Problem description:
Give the material again in full, matching it exactly.

_ _ _ _

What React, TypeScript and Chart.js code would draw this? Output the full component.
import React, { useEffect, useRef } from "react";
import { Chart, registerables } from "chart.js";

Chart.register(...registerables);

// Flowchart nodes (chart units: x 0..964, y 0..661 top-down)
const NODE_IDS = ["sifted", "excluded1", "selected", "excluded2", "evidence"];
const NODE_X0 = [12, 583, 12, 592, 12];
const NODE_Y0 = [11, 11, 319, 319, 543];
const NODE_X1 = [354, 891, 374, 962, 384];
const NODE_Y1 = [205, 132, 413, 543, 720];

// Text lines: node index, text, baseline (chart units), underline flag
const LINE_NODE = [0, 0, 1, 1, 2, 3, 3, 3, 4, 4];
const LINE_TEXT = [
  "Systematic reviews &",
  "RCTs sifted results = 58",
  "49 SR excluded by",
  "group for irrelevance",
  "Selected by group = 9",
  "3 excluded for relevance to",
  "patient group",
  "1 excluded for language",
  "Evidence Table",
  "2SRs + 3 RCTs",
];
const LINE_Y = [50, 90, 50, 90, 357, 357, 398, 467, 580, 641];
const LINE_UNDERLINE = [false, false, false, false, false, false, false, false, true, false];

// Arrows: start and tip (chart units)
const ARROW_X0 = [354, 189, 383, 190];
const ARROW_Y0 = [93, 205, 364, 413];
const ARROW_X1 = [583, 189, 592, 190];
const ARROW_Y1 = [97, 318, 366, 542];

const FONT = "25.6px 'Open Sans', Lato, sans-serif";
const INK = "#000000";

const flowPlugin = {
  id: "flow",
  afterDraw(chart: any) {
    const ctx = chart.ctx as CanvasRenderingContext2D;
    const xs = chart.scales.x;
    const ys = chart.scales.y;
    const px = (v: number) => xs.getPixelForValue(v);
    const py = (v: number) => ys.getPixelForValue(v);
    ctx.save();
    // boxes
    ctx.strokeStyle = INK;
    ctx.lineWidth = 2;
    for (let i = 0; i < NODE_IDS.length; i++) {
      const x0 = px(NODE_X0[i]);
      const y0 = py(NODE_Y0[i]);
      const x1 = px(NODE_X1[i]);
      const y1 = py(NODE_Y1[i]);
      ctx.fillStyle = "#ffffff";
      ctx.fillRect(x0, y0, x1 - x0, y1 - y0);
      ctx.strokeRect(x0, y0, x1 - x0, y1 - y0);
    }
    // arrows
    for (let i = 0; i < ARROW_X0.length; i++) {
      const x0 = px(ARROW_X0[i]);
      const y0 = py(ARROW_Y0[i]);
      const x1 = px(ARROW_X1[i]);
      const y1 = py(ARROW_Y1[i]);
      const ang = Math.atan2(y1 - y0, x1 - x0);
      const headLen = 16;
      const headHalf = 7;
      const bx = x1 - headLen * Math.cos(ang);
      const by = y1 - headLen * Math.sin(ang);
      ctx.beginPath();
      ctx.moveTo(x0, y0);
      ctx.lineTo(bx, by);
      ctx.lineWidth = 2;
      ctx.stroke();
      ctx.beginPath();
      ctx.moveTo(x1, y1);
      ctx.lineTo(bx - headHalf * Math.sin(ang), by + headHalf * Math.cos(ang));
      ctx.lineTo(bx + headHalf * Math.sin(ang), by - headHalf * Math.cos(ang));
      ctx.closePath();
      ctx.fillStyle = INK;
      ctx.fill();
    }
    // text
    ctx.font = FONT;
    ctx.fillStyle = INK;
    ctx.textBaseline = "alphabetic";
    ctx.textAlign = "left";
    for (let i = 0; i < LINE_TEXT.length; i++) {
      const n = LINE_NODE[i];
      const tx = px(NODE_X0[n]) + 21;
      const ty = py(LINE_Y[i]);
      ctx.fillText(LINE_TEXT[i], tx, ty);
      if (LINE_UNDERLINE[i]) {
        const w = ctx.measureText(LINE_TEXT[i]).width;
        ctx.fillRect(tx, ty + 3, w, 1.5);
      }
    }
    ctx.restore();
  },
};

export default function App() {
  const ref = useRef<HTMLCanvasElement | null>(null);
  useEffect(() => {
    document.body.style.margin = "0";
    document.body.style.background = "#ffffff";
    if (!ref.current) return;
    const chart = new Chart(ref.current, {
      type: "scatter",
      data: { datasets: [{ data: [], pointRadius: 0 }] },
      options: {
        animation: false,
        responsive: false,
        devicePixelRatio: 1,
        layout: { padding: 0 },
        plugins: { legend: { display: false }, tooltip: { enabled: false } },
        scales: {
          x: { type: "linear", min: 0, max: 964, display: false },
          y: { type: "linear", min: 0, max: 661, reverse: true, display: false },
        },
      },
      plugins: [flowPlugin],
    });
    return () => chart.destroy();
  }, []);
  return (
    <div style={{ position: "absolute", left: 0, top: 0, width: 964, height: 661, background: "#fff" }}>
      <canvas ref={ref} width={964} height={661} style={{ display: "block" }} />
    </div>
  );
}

_ _ _ _

Correct result:
What React, TypeScript and Chart.js code would draw this? Output the full component.
import React, { useEffect, useRef } from "react";
import { Chart, registerables } from "chart.js";

Chart.register(...registerables);

// Flowchart nodes (chart units: x 0..964, y 0..661 top-down)
const NODE_IDS = ["sifted", "excluded1", "selected", "excluded2", "evidence"];
const NODE_X0 = [12, 583, 12, 592, 12];
const NODE_Y0 = [11, 11, 319, 319, 543];
const NODE_X1 = [354, 891, 374, 962, 384];
const NODE_Y1 = [205, 132, 413, 543, 720];

// Text lines: node index, text, baseline (chart units), underline flag
const LINE_NODE = [0, 0, 1, 1, 2, 3, 3, 3, 4, 4];
const LINE_TEXT = [
  "Systematic reviews &",
  "RCTs sifted results = 58",
  "49 SR excluded by",
  "group for irrelevance",
  "Selected by group = 9",
  "3 excluded for relevance to",
  "patient group",
  "1 excluded for language",
  "Evidence Table",
  "2SRs + 3 RCTs",
];
const LINE_Y = [50, 90, 50, 90, 357, 357, 398, 467, 580, 641];
const LINE_UNDERLINE = [false, false, false, false, false, false, false, false, true, false];

// Arrows: start and tip (chart units)
const ARROW_X0 = [354, 189, 383, 190];
const ARROW_Y0 = [93, 205, 364, 413];
const ARROW_X1 = [583, 189, 592, 190];
const ARROW_Y1 = [97, 318, 366, 542];

const FONT = "25.6px 'Open Sans', Lato, sans-serif";
const INK = "#000000";

const flowPlugin = {
  id: "flow",
  afterDraw(chart: any) {
    const ctx = chart.ctx as CanvasRenderingContext2D;
    const xs = chart.scales.x;
    const ys = chart.scales.y;
    const px = (v: number) => xs.getPixelForValue(v);
    const py = (v: number) => ys.getPixelForValue(v);
    ctx.save();
    // boxes
    ctx.strokeStyle = INK;
    ctx.lineWidth = 2;
    for (let i = 0; i < NODE_IDS.length; i++) {
      const x0 = px(NODE_X0[i]);
      const y0 = py(NODE_Y0[i]);
      const x1 = px(NODE_X1[i]);
      const y1 = py(NODE_Y1[i]);
      ctx.fillStyle = "#ffffff";
      ctx.fillRect(x0, y0, x1 - x0, y1 - y0);
      ctx.strokeRect(x0, y0, x1 - x0, y1 - y0);
    }
    // arrows
    for (let i = 0; i < ARROW_X0.length; i++) {
      const x0 = px(ARROW_X0[i]);
      const y0 = py(ARROW_Y0[i]);
      const x1 = px(ARROW_X1[i]);
      const y1 = py(ARROW_Y1[i]);
      const ang = Math.atan2(y1 - y0, x1 - x0);
      const headLen = 16;
      const headHalf = 7;
      const bx = x1 - headLen * Math.cos(ang);
      const by = y1 - headLen * Math.sin(ang);
      ctx.beginPath();
      ctx.moveTo(x0, y0);
      ctx.lineTo(bx, by);
      ctx.lineWidth = 2;
      ctx.stroke();
      ctx.beginPath();
      ctx.moveTo(x1, y1);
      ctx.lineTo(bx - headHalf * Math.sin(ang), by + headHalf * Math.cos(ang));
      ctx.lineTo(bx + headHalf * Math.sin(ang), by - headHalf * Math.cos(ang));
      ctx.closePath();
      ctx.fillStyle = INK;
      ctx.fill();
    }
    // text
    ctx.font = FONT;
    ctx.fillStyle = INK;
    ctx.textBaseline = "alphabetic";
    ctx.textAlign = "left";
    for (let i = 0; i < LINE_TEXT.length; i++) {
      const n = LINE_NODE[i];
      const tx = px(NODE_X0[n]) + 21;
      const ty = py(LINE_Y[i]);
      ctx.fillText(LINE_TEXT[i], tx, ty);
      if (LINE_UNDERLINE[i]) {
        const w = ctx.measureText(LINE_TEXT[i]).width;
        ctx.fillRect(tx, ty + 3, w, 1.5);
      }
    }
    ctx.restore();
  },
};

export default function App() {
  const ref = useRef<HTMLCanvasElement | null>(null);
  useEffect(() => {
    document.body.style.margin = "0";
    document.body.style.background = "#ffffff";
    if (!ref.current) return;
    const chart = new Chart(ref.current, {
      type: "scatter",
      data: { datasets: [{ data: [], pointRadius: 0 }] },
      options: {
        animation: false,
        responsive: false,
        devicePixelRatio: 1,
        layout: { padding: 0 },
        plugins: { legend: { display: false }, tooltip: { enabled: false } },
        scales: {
          x: { type: "linear", min: 0, max: 964, display: false },
          y: { type: "linear", min: 0, max: 661, reverse: true, display: false },
        },
      },
      plugins: [flowPlugin],
    });
    return () => chart.destroy();
  }, []);
  return (
    <div style={{ position: "absolute", left: 0, top: 0, width: 964, height: 661, background: "#fff" }}>
      <canvas ref={ref} width={964} height={661} style={{ display: "block" }} />
    </div>
  );
}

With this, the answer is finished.